Seminar 15, Wednesday 28 October 2020, 14:00 (London Time)
Speaker : Michael I Weinstein (Dept of Applied Physics and Applied Mathematics, and Dept of Mathematics, Columbia University)
Title: Dynamics of waves in continuum honeycomb structures
Abstract: We overview results on the dynamics of waves (e.g. Schroedinger and Maxwell equations) in honeycomb structures and their deformations.
We study phenomena which arise from the presence of Dirac (conical) points in the bulk band structure.
These include the existence of robust edge (interface) states, which localize along certain sharp terminations, and along domain walls.
We then discuss recent work on the emergence of pseudo-magnetic fields in non-uniformly deformed honeycomb structures.
We apply these results to predict Landau-like energy levels in photonic crystals, and present numerical confirmation of the theory.
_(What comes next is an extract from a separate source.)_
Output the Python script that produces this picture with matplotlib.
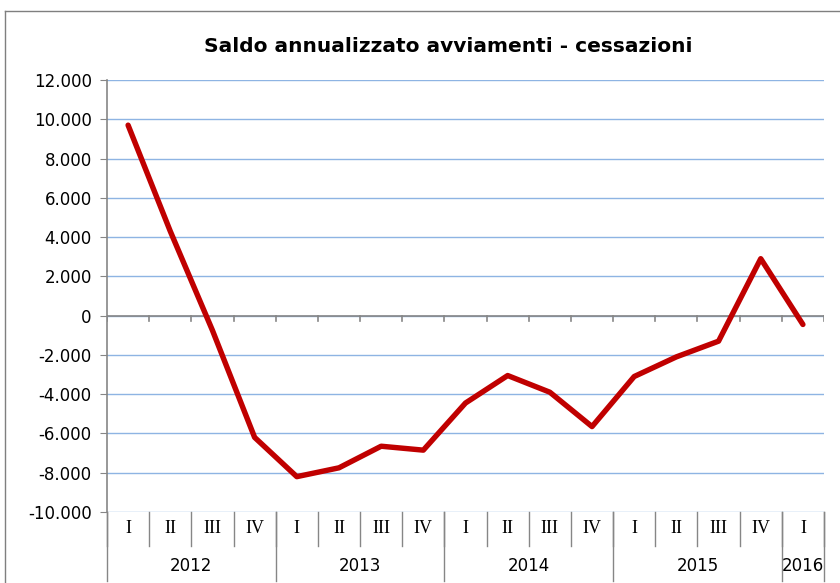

Biography: Michael I. Weinstein works on the mathematical modeling, analysis, and applications of wave phenomena across many areas of physical science. A recent focus has been on PDE (Partial Differential Equations) models which describe optical and quantum waves in novel media such as topological insulators and metamaterials. Such physical media have applications to technologies which could potentially revolutionize robust information transfer in computing and communication systems. Weinstein received a B.S. in Mathematics from Union College, summa cum laude, in 1977 and a Ph.D. in Mathematics from the Courant Institute at NYU in 1982. He is a Professor of Applied Mathematics in the Department of Applied Physics and Applied Mathematics and a Professor of Mathematics in the Department of Mathematics at Columbia University. Weinstein is a Fellow of the American Mathematical Society (AMS) and a Fellow of the Society for Industrial and Applied Mathematics (SIAM). In 2015, he received a Math + X Investigator Award from the Simons Foundation.